Hier, je mélancoliais sur la lumière qui change, sans me douter que, selon Roland Barthes, voir la lumière relève d’une sensibilité de classe. Les goûts n’existent pas ou presque pas; il n’y a que des états culturels, des positions, des partis pris idéologiques…
« Ce matin, la boulangère me dit: il fait encore beau! Mais chaud, trop longtemps! (Les gens d’ici trouvent toujours qu’il fait trop beau, trop chaud). J’ajoute : Et la lumière est si belle! Mais la boulangère ne répond pas et une fois de plus j’observe ce court-circuit du langage, dont les conversations les plus futiles sont l’occasion sûre; je comprends que voir la lumière relève d’une sensibilité de classe; ou plutôt puisqu’il y a des lumières pittoresques qui sont certainement goûtées par la boulangère, ce qui est socialement marqué, c’est la vue « vague », la vue sans contours, sans objet, sans figuration, la vue d’une transparence, la vue d’une non vue (cette valeur infigurative qu’il y a dans la bonne peinture et ce qu’il n’y a pas dans la mauvaise). En somme, rien de plus culturel que l’atmosphère, rien de plus idéologique que le temps qu’il fait. » Roland Barthes par lui-même, Roland Barthes, Le Seuil, 1976.
Et le bonheur dans tout ça?

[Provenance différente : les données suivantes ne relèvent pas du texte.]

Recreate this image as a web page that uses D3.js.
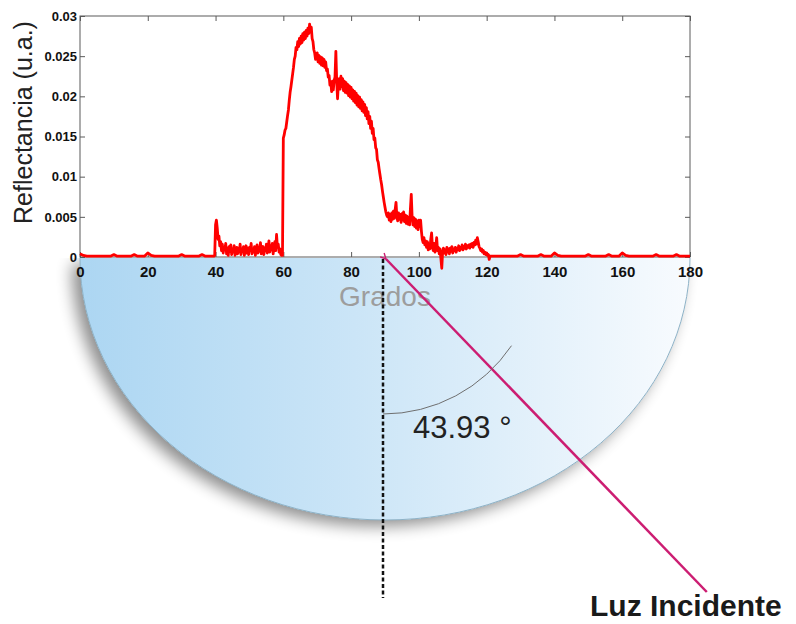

La nostalgie (qui est la conscience de l’épaisseur du temps)? Relèvent-t-ils d’une sensibilité de classe sociale, de classe d’âge, de niveau d’éducation, de degré de sophistication? Aurais-je récité (en toute sincérité) une « variable » d’une – de ma – fiche programmatique?
Illustration: photographie ©Lelorgnonmélancolique
Un régal….quel plaisir de vous lire!
aaah Roland Barthes…
une des intelligences sociologiques les plus ignorées de ces dernières années, il me semble! et pourtant…
Quelle sensibilité, quelle intelligence dans l’analyse! la limpidité du raisonnement. A re-découvrir d’urgence!
Alban
Mais votre « mélancolie » sur ce blog est-elle identique à celle du mitron, la tête dans le four ?
« La vue d’une transparence » , tout est dit.